---
title: "Owned entity became a shortcut. Shortcuts obscure what matters."
description: "The phrase appeared in EOR marketing early for a legitimate reason. Providers who owned legal entities in the countries where they hired could…"
canonical: https://www.teamed.global/insights/why-owned-entity-became-default-buying-criteria
datePublished: 2026-06-22
---

The phrase appeared in EOR marketing early for a legitimate reason. Providers who owned legal entities in the countries where they hired could genuinely claim something their aggregator-model competitors could not: a local legal presence, a registered employer, a direct relationship with the tax authority. That distinction was real and worth making.

But somewhere between a genuine differentiator and a sales motion, 'owned entity' stopped being a description of infrastructure and became a proxy for compliance quality itself. That shift is worth examining, because it shapes the questions you ask when you're buying EOR services, and the questions you don't ask.

## How a structural fact became a compliance claim

The aggregator model, in which an EOR provider contracts with third-party partners in each country rather than owning local entities, carries obvious risks. You're dependent on the quality, financial health, and practices of a network you didn't vet. When providers who owned entities drew that contrast, buyers listened, and rightly so.

The problem is that the argument got truncated. Owning an entity means you control the local employer of record. It does not mean you have access to the legal expertise required to interpret what that entity must do in every scenario your clients will generate. Entity ownership and legal expertise are not the same thing. They're not even close substitutes.

Yet the market settled on entity ownership as the primary buying criterion, partly because it's auditable. You can ask a provider to show you a company registration or a local payroll licence in a given market. You cannot easily audit the quality of legal reasoning that sits behind an employment contract or a termination process. So buyers defaulted to the thing they could check.

## What entity ownership actually tells you

An owned entity answers one question: does your provider have a legal presence in the country? That's the baseline. It's necessary. It is not sufficient.
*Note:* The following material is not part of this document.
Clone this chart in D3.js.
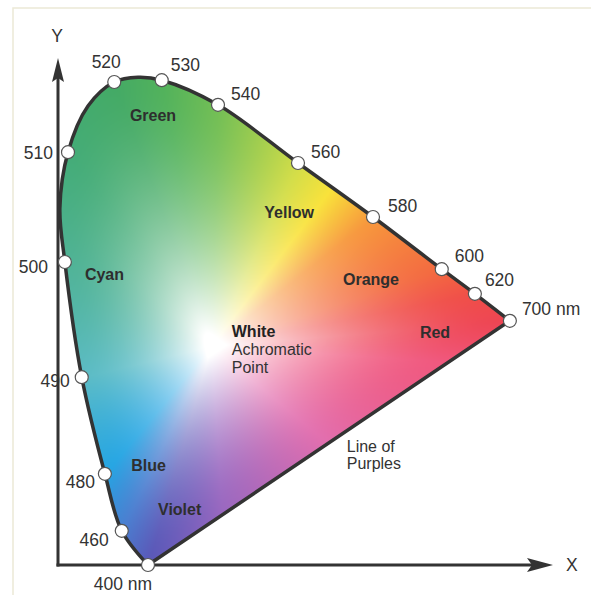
<!DOCTYPE html>
<html>
<head>
<meta charset="utf-8">
<title>CIE chromaticity diagram</title>
<style>
  body { margin: 0; background: #fff; }
  svg text { font-family: "Liberation Sans", Arial, sans-serif; fill: #333; }
  .wl { font-size: 17.5px; }
  .region { font-size: 16px; font-weight: bold; fill: #2e2e2e; }
  .note { font-size: 16px; }
  .axis-line { stroke: #333; stroke-width: 3; }
  .locus { fill: none; stroke: #333; stroke-width: 3.5; stroke-linejoin: round; }
  .marker { fill: #fff; stroke: #555; stroke-width: 1.2; }
</style>
<script src="https://d3js.org/d3.v7.min.js"></script>
</head>
<body>
<script>
// spectral locus (chart units, origin where the axes meet)
var wavelengths = [400, 460, 480, 490, 500, 505, 510, 515, 520, 525, 530, 540, 560, 580, 600, 620, 700];
var locusX = [0.144, 0.102, 0.075, 0.038, 0.011, 0.003, 0.016, 0.048, 0.090, 0.128, 0.166, 0.256, 0.384, 0.504, 0.614, 0.667, 0.723];
var locusY = [0.000, 0.057, 0.152, 0.313, 0.505, 0.595, 0.688, 0.765, 0.805, 0.813, 0.808, 0.767, 0.670, 0.580, 0.493, 0.452, 0.407];
// which points carry a marker + label (null = only shapes the curve)
var markerLabels = ['400 nm', '460', '480', '490', '500', null, '510', null, '520', null, '530', '540', '560', '580', '600', '620', '700 nm'];

// colour names written inside the diagram
var regionNames = ['Green', 'Yellow', 'Cyan', 'Orange', 'Red', 'Blue', 'Violet'];
var regionX = [0.115, 0.330, 0.043, 0.456, 0.579, 0.117, 0.160];
var regionY = [0.740, 0.578, 0.475, 0.467, 0.378, 0.157, 0.083];

// achromatic point
var whiteX = 0.245, whiteY = 0.365;

var width = 591, height = 595;
var origin = {x: 58, y: 565};

var svg = d3.select('body').append('svg')
  .attr('width', width)
  .attr('height', height);

var xScale = d3.scaleLinear().domain([0, 0.8]).range([origin.x, origin.x + 500]);
var yScale = d3.scaleLinear().domain([0, 0.9]).range([origin.y, origin.y - 540]);

var points = wavelengths.map(function(w, i) {
  return {w: w, x: locusX[i], y: locusY[i], label: markerLabels[i]};
});

// faint page frame of the scan
svg.append('path')
  .attr('d', 'M13,' + height + 'V8H' + width)
  .attr('fill', 'none')
  .attr('stroke', '#ece9d6')
  .attr('stroke-width', 1.5);

// horseshoe: spectral curve, then straight line of purples back to 400 nm
var line = d3.line()
  .x(function(d) { return xScale(d.x); })
  .y(function(d) { return yScale(d.y); })
  .curve(d3.curveCatmullRom.alpha(0.5));
var locusPath = line(points) + 'L' + xScale(points[0].x) + ',' + yScale(points[0].y) + 'Z';

var clipPath = svg.append('clipPath').attr('id', 'locus-clip')
  .append('path').attr('d', locusPath);

// --- colour field: hue by direction from the white point, fading to white at the centre
var wx = xScale(whiteX), wy = yScale(whiteY);

// edge colours, placed by direction (chart units)
var hueStops = [
  [0.723, 0.407, '#ee4553'], [0.667, 0.452, '#f04f48'], [0.614, 0.493, '#f36a40'],
  [0.504, 0.580, '#f7983c'], [0.435, 0.625, '#f9e23a'], [0.384, 0.670, '#d2dd48'],
  [0.256, 0.767, '#74bf55'], [0.166, 0.808, '#52b25b'], [0.090, 0.805, '#44aa65'],
  [0.016, 0.688, '#44ac78'], [0.011, 0.505, '#50b397'], [0.038, 0.313, '#5cbcc6'],
  [0.075, 0.152, '#25a5e3'], [0.102, 0.057, '#4a7ed0'], [0.144, 0.000, '#5a58b8'],
  [0.259, 0.142, '#9a68c0'], [0.387, 0.242, '#e26eae'], [0.579, 0.342, '#f0587e']
].map(function(s) {
  var a = Math.atan2(yScale(s[1]) - wy, xScale(s[0]) - wx);
  return {a: a, c: d3.rgb(s[2])};
}).sort(function(p, q) { return p.a - q.a; });

function hueAt(a) {
  var n = hueStops.length;
  for (var i = 0; i < n; i++) {
    var p = hueStops[i], q = hueStops[(i + 1) % n];
    var qa = i + 1 < n ? q.a : q.a + 2 * Math.PI;
    var aa = a < hueStops[0].a ? a + 2 * Math.PI : a;
    if (aa >= p.a && aa <= qa) {
      var t = (aa - p.a) / (qa - p.a);
      return [p.c.r + (q.c.r - p.c.r) * t, p.c.g + (q.c.g - p.c.g) * t, p.c.b + (q.c.b - p.c.b) * t];
    }
  }
  return [255, 255, 255];
}

// boundary distance by direction
var nb = 1440, radius = new Array(nb).fill(0);
var pathNode = clipPath.node(), total = pathNode.getTotalLength();
for (var s = 0; s <= 4000; s++) {
  var pt = pathNode.getPointAtLength(total * s / 4000);
  var ang = Math.atan2(pt.y - wy, pt.x - wx);
  var b = Math.floor((ang + Math.PI) / (2 * Math.PI) * nb) % nb;
  radius[b] = Math.max(radius[b], Math.hypot(pt.x - wx, pt.y - wy));
}
for (var i = 0; i < nb; i++) {
  if (!radius[i]) {
    var l = i, r = i;
    while (!radius[(l + nb) % nb]) l--;
    while (!radius[r % nb]) r++;
    var rl = radius[(l + nb) % nb], rr = radius[r % nb];
    radius[i] = rl + (rr - rl) * (i - l) / (r - l);
  }
}

var canvas = document.createElement('canvas');
canvas.width = width;
canvas.height = height;
var ctx = canvas.getContext('2d');
var img = ctx.createImageData(width, height);
for (var py = 60; py < 575; py++) {
  for (var px = 50; px < 520; px++) {
    var dx = px - wx, dy = py - wy;
    var a = Math.atan2(dy, dx);
    var bin = Math.floor((a + Math.PI) / (2 * Math.PI) * nb) % nb;
    var t = Math.min(1, Math.hypot(dx, dy) / radius[bin]);
    t = Math.max(0, (t - 0.05) / 0.95);
    var f = 1 - Math.pow(1 - t, 1.8);
    var h = hueAt(a);
    var idx = (py * width + px) * 4;
    img.data[idx] = 255 + (h[0] - 255) * f;
    img.data[idx + 1] = 255 + (h[1] - 255) * f;
    img.data[idx + 2] = 255 + (h[2] - 255) * f;
    img.data[idx + 3] = 255;
  }
}
ctx.putImageData(img, 0, 0);

svg.append('image')
  .attr('href', canvas.toDataURL())
  .attr('x', 0).attr('y', 0)
  .attr('width', width).attr('height', height)
  .attr('clip-path', 'url(#locus-clip)');

svg.append('path')
  .attr('class', 'locus')
  .attr('d', locusPath);

// wavelength labels; offsets relative to their marker
var labelPos = {
  '400 nm': [-25, 25, 'middle'], '460': [-13, 15, 'end'], '480': [-10, 14, 'end'],
  '490': [-12, 10, 'end'], '500': [-17, 11, 'end'], '510': [-15, 7, 'end'],
  '520': [-8, -14, 'middle'], '530': [9, -9, 'start'], '540': [13, -5, 'start'],
  '560': [13, -5, 'start'], '580': [15, -5, 'start'], '600': [13, -7, 'start'],
  '620': [10, -8, 'start'], '700 nm': [12, -6, 'start']
};
var marked = points.filter(function(d) { return d.label; });

svg.selectAll('.wl')
  .data(marked)
  .enter()
  .append('text')
  .attr('class', 'wl')
  .attr('x', function(d) { return xScale(d.x) + labelPos[d.label][0]; })
  .attr('y', function(d) { return yScale(d.y) + labelPos[d.label][1]; })
  .attr('text-anchor', function(d) { return labelPos[d.label][2]; })
  .text(function(d) { return d.label; });

// axes with arrow heads
svg.append('line').attr('class', 'axis-line')
  .attr('x1', origin.x).attr('y1', origin.y + 1.5)
  .attr('x2', origin.x).attr('y2', 75);
svg.append('path')
  .attr('d', 'M' + origin.x + ',58L' + (origin.x - 6) + ',82L' + origin.x + ',78L' + (origin.x + 6) + ',82Z')
  .attr('fill', '#333');
svg.append('line').attr('class', 'axis-line')
  .attr('x1', origin.x - 1.5).attr('y1', origin.y)
  .attr('x2', 535).attr('y2', origin.y);
svg.append('path')
  .attr('d', 'M553,' + origin.y + 'L527,' + (origin.y - 7) + 'L532,' + origin.y + 'L527,' + (origin.y + 7) + 'Z')
  .attr('fill', '#333');
svg.append('text').attr('class', 'wl').attr('x', 57).attr('y', 42).attr('text-anchor', 'middle').text('Y');
svg.append('text').attr('class', 'wl').attr('x', 566).attr('y', 571).text('X');

// markers on top
svg.selectAll('.marker')
  .data(marked)
  .enter()
  .append('circle')
  .attr('class', 'marker')
  .attr('cx', function(d) { return xScale(d.x); })
  .attr('cy', function(d) { return yScale(d.y); })
  .attr('r', 6.5);

// colour names
svg.selectAll('.region')
  .data(regionNames)
  .enter()
  .append('text')
  .attr('class', 'region')
  .attr('x', function(d, i) { return xScale(regionX[i]); })
  .attr('y', function(d, i) { return yScale(regionY[i]); })
  .text(function(d) { return d; });

// white point note and line of purples note
var white = svg.append('text').attr('class', 'note')
  .attr('x', xScale(0.278)).attr('y', yScale(0.380));
white.append('tspan').attr('font-weight', 'bold').attr('fill', '#222').text('White');
white.append('tspan').attr('x', xScale(0.278)).attr('dy', 18).text('Achromatic');
white.append('tspan').attr('x', xScale(0.278)).attr('dy', 18).text('Point');

var purples = svg.append('text').attr('class', 'note')
  .attr('font-size', 15)
  .attr('x', xScale(0.462)).attr('y', yScale(0.188));
purples.append('tspan').text('Line of');
purples.append('tspan').attr('x', xScale(0.462)).attr('dy', 17).text('Purples');
</script>
</body>
</html>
Think about what happens when you hire a senior employee in a new market and, some time later, need to end that engagement. The decision involves local employment law, but it also involves the interaction between local statute and the specific contract your provider drafted, the documentation built up during employment, the employee's tenure, any applicable collective-bargaining requirements, and the currency of your provider's legal interpretation in a jurisdiction where regulators and courts issue guidance continuously.

An owned entity doesn't answer any of those questions. A legal team does. The architecture behind that legal team — who they are, whether they carry global oversight or purely local knowledge, how their advice reaches the people making decisions on your behalf — that is what determines whether you're actually protected.
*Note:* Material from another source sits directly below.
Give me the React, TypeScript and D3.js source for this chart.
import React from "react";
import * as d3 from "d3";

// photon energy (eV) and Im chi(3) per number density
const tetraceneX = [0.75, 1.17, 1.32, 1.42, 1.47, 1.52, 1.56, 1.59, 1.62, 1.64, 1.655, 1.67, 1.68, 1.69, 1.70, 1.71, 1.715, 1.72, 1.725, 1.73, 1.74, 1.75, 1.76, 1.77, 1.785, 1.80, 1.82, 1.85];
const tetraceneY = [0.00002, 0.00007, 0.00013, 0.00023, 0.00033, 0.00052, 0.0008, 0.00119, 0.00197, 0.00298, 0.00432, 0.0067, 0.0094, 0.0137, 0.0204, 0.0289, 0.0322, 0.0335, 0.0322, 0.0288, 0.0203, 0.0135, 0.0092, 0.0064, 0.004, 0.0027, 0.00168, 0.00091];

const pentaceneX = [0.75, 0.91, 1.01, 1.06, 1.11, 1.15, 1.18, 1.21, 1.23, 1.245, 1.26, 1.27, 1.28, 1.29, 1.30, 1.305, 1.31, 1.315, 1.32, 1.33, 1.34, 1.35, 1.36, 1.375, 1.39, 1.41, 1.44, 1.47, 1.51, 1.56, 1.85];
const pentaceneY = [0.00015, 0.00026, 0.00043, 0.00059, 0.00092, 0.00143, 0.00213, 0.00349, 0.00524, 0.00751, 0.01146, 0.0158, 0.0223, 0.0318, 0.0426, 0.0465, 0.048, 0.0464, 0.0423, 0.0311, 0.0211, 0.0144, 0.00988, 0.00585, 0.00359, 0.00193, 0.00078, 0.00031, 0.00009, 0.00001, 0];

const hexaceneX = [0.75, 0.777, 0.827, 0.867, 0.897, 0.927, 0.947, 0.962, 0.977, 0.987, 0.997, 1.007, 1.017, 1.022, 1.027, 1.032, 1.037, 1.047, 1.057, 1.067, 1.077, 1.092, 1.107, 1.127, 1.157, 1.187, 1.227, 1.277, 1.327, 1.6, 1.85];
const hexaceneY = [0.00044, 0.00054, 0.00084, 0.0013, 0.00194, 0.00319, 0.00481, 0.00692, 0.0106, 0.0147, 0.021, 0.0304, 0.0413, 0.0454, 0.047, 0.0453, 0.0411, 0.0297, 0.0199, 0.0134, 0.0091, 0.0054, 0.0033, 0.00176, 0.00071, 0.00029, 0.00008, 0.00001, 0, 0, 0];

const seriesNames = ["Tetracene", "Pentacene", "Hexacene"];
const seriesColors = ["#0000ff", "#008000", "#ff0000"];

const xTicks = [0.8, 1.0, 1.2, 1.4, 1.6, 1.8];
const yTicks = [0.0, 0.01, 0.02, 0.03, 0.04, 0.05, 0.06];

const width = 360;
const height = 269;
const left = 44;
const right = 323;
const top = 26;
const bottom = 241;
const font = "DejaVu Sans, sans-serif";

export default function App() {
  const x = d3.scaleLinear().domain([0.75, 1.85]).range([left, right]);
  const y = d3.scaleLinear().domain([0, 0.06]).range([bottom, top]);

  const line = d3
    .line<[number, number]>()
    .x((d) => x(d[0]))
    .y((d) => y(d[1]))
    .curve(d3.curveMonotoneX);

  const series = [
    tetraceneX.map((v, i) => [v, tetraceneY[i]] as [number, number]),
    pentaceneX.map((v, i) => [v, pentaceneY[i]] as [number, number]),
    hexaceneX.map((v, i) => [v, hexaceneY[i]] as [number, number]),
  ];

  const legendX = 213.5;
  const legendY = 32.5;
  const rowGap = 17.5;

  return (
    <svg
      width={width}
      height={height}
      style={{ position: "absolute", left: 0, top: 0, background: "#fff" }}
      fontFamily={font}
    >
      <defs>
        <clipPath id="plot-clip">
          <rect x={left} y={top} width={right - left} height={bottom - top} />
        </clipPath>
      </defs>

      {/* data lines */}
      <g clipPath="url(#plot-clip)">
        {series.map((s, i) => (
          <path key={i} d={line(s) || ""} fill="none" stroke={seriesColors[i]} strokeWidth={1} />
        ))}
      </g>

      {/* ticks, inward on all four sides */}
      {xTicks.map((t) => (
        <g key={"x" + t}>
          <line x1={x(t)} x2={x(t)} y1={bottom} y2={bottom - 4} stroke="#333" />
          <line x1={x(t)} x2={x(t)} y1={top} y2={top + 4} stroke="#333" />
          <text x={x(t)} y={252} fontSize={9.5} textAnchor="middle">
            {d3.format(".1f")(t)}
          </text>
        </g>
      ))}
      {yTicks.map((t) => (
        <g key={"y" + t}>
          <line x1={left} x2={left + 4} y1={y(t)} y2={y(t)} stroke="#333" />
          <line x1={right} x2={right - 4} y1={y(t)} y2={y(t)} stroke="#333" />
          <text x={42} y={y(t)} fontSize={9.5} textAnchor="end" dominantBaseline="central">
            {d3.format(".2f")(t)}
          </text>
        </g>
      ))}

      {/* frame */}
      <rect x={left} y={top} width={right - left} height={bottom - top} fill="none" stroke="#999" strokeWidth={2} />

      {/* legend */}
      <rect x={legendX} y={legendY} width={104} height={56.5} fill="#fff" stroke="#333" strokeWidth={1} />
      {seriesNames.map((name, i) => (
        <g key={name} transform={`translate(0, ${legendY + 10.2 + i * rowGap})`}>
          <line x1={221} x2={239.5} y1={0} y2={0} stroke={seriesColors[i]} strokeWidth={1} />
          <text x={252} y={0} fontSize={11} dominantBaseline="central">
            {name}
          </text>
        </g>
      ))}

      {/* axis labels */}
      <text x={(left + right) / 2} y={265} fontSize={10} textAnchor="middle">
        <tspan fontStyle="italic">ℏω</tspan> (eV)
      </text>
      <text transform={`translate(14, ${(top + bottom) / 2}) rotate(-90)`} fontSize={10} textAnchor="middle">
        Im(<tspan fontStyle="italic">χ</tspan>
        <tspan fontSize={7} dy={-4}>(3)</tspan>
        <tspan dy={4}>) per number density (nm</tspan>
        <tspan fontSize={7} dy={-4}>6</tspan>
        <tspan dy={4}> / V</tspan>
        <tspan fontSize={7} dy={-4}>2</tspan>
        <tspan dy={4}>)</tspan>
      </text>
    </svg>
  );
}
## The question most providers don't want you to ask

Can you describe how legal advice reaches the people managing my employee's contract?
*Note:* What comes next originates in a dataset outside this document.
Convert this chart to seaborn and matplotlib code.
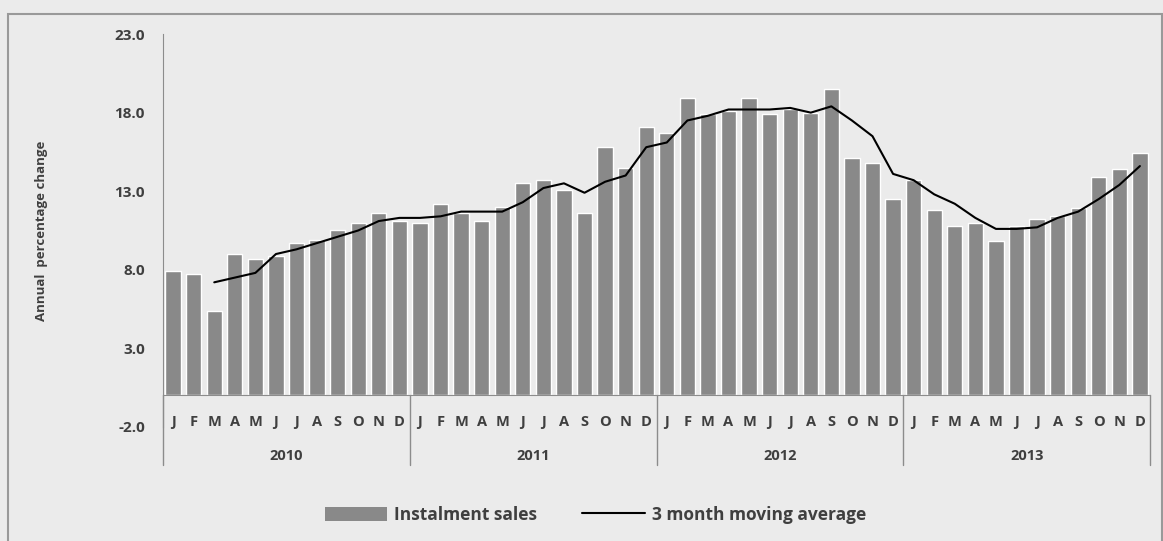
import numpy as np
import pandas as pd
import matplotlib.pyplot as plt
import seaborn as sns
from matplotlib.patches import Rectangle
from matplotlib.lines import Line2D
from matplotlib.patches import Patch

years = ["2010", "2011", "2012", "2013"]
months = ["J", "F", "M", "A", "M", "J", "J", "A", "S", "O", "N", "D"]

# Instalment sales, annual % change
sales_2010 = [7.9, 7.7, 5.4, 9.0, 8.7, 8.9, 9.7, 9.9, 10.5, 11.0, 11.6, 11.1]
sales_2011 = [11.0, 12.2, 11.6, 11.1, 12.0, 13.5, 13.7, 13.1, 11.6, 15.8, 14.5, 17.1]
sales_2012 = [16.7, 18.9, 17.9, 18.1, 18.9, 17.9, 18.2, 18.0, 19.5, 15.1, 14.8, 12.5]
sales_2013 = [13.7, 11.8, 10.8, 11.0, 9.8, 10.8, 11.2, 11.4, 11.9, 13.9, 14.4, 15.4]

# 3 month moving average
ma_2010 = [np.nan, np.nan, 7.2, 7.5, 7.8, 9.0, 9.3, 9.7, 10.1, 10.5, 11.1, 11.3]
ma_2011 = [11.3, 11.4, 11.7, 11.7, 11.7, 12.3, 13.2, 13.5, 12.9, 13.6, 14.0, 15.8]
ma_2012 = [16.1, 17.5, 17.8, 18.2, 18.2, 18.2, 18.3, 18.0, 18.4, 17.5, 16.5, 14.1]
ma_2013 = [13.7, 12.8, 12.2, 11.3, 10.6, 10.6, 10.7, 11.3, 11.7, 12.5, 13.4, 14.6]

sales = sales_2010 + sales_2011 + sales_2012 + sales_2013
ma = ma_2010 + ma_2011 + ma_2012 + ma_2013
df = pd.DataFrame({"idx": range(len(sales)), "sales": sales, "ma": ma})

bg = "#ebebeb"
bar_color = "#898989"
text_color = "#3f3f3f"
axis_color = "#8c8c8c"

sns.set_style("white")
plt.rcParams["font.family"] = ["Open Sans", "DejaVu Sans"]

fig = plt.figure(figsize=(11.63, 5.41), dpi=100, facecolor=bg)
ax = fig.add_axes([0.140, 0.211, 0.849, 0.726], facecolor=bg)

sns.barplot(data=df, x="idx", y="sales", color=bar_color, saturation=1,
            width=0.74, ax=ax)
sns.lineplot(data=df, x="idx", y="ma", color="black", linewidth=1.5, ax=ax)

ax.set_ylim(-2, 23)
ax.set_xlim(-0.5, 47.5)
ax.set_yticks([-2, 3, 8, 13, 18, 23])
ax.set_yticklabels([f"{v:.1f}" for v in [-2, 3, 8, 13, 18, 23]],
                   fontsize=11, fontweight="bold", color=text_color)
ax.tick_params(axis="y", length=5, width=1, color=axis_color, pad=8)

for s in ["top", "right"]:
    ax.spines[s].set_visible(False)
ax.spines["left"].set_color(axis_color)
ax.spines["bottom"].set_color(axis_color)
ax.spines["bottom"].set_position(("data", 0))

ax.set_xticks(range(48))
ax.set_xticklabels(months * 4, fontsize=10.5, fontweight="bold", color=text_color)
ax.tick_params(axis="x", length=0, pad=14)
ax.set_xlabel("")
ax.set_ylabel("Annual  percentage change", fontsize=9.5, fontweight="bold",
              color=text_color, labelpad=48)

# year separators and labels
for k in range(5):
    ax.plot([k * 12 - 0.5, k * 12 - 0.5], [0, -4.45], color=axis_color,
            lw=1, clip_on=False)
for k, yr in enumerate(years):
    ax.text(k * 12 + 5.5, -3.85, yr, ha="center", va="center", fontsize=10.5,
            fontweight="bold", color=text_color, clip_on=False)

handles = [Patch(facecolor=bar_color, edgecolor="none"),
           Line2D([0], [0], color="black", lw=1.5)]
fig.legend(handles, ["Instalment sales", "3 month moving average"],
           loc="center", bbox_to_anchor=(0.512, 0.048), ncol=2, frameon=False,
           handlelength=3.6, handleheight=0.9, handletextpad=0.4,
           columnspacing=2.6, prop={"size": 12.5, "weight": "bold"},
           labelcolor=text_color)

fig.patches.append(Rectangle((8 / 1163, -0.05), 1 - 8 / 1163 - 0.0005,
                             1.05 - 14 / 541, transform=fig.transFigure,
                             fill=False, edgecolor="#999999", lw=1.5))

fig.savefig("out.png", dpi=100, facecolor=bg)
plt.close(fig)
Most providers will not give you a clear answer, not because they're withholding it, but because the architecture doesn't exist to describe. Entity ownership was the story, and the story stopped there.

Teamed owns entities in 57 countries, covering every major hiring market. That's the foundation, and we'd be the first to say it's only the foundation. On top of those entities sits a global legal partnership with DLA Piper, which provides cross-border consistency and institutional legal depth across all markets. On top of that, in jurisdictions where local complexity demands it, Teamed layers specialist local employment-law firms. Three layers, each doing something the others can't.

You get local legal presence from the owned entity layer. You get cross-border consistency and institutional legal depth from DLA Piper. You get granular, jurisdiction-specific expertise from the local specialists. Remove any one of those layers and the architecture has a gap.

## Why this matters more as your headcount grows

When you hire one person in a new country, a compliance gap might never surface. The employment runs smoothly, nothing contentious happens, the entity handles payroll and the relationship ends cleanly. You'd have no reason to discover what wasn't there.

Scale changes that calculation. Hire a team across multiple markets and the likelihood of a contested termination, a regulatory inquiry, a restructuring, or a jurisdictional edge case rises significantly. That's when architecture is tested, not when everything is running normally.

The question isn't whether your provider can hire someone in a given country. The question is what happens when something goes wrong there at the worst possible time.

An owned entity gets you in the room. The legal architecture behind it determines what happens next.

Entity ownership is the starting point. Ask what comes after it.